In many countries around the world, tourism represents a sizeable percentage of their GDP and as populations in emerging markets enter the middle-class income bracket, so does the interest to travel increase. The long-term viability of the travel and tourism industry will depend on much more than just the broad concept outlined under sustainabilty. Here is a selection of ideas for a circular tourism industry.
The Global Sustainable Tourism Council (GSTC) in their GSTC Hotel Criteria document (last updated 21 December 2016) includes the following headings which makes up the standard:
Section A: Demonstrate effective sustainable management
Section B: Maximize social and economic benefits to the local community and minimize negative impacts
Section C: Maximize benefits to cultural heritage and minimize negative impacts
Section D: Maximize benefits to the environment and minimize negative impacts
D1: Conserve resources
D2: Reduce pollution
D3: Conserve biodiversity, eco-systems and landscapes
A Circular Map for Tourism
Here is a list of key areas for a circular tourism sector to evolve. Circular tourism does not compete with the GSTC sustainability criteria, circular tourism provides a wholistic systems approach that moves far beyond the ESG framework of water, waste and energy.

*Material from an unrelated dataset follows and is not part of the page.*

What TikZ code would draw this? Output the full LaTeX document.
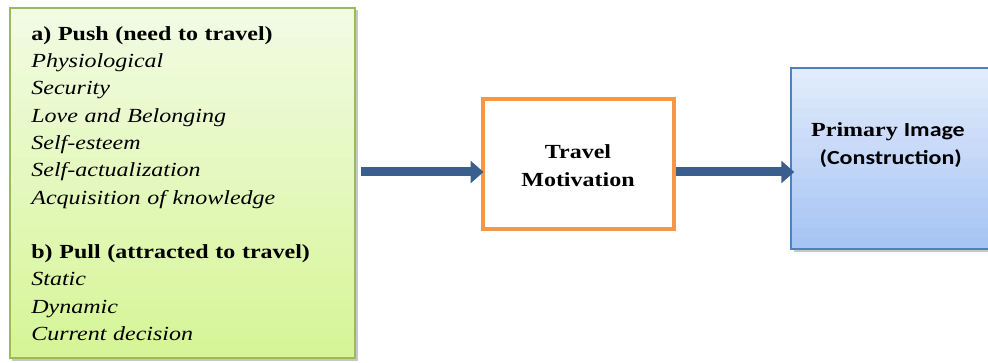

As the technology and commitment to collect and reprocess textiles improves, this is one area the hotel and hospitality can look towards for additional gains. Depending on location and services available, a preferred model is for industry to lease their textile requirements.
Customers can build in clauses into the service contract to guarantee circular outcomes, such as eco-design textiles (easy to assemble / dissassemble, easy to repair, material blends that can be recycled) plus the recycling of textiles at the end of the use-cycle.
Shifting to product-as-a-service model provides the laundry the opportunity to scale up a circular textile service as opposed to individual hotels attempting to take on the transition alone.
Circular Construction & Demolition
Currently these standards do not go far enough nor do they include circular economy principles. Better Buildings Partnership (Australia) and Better Buildings Partnership (UK) provide resources on a range of different topics, particularly suited for refurbishment and fit-outs yet still not a fully operational circular system.
Circularity calls for construction to change its mindset to consider the entire life cycle of a building beyond its operational phase, plus every component in it, complete with extended and embodied carbon footprint.
“Beyond the construction phase, building maintenance, management and decommissioning are vital in incorporating circular economy principles, and we should take a long-term view of materials usage at design stage,” Naomi Warr, group environmental manager at McLaren Construction.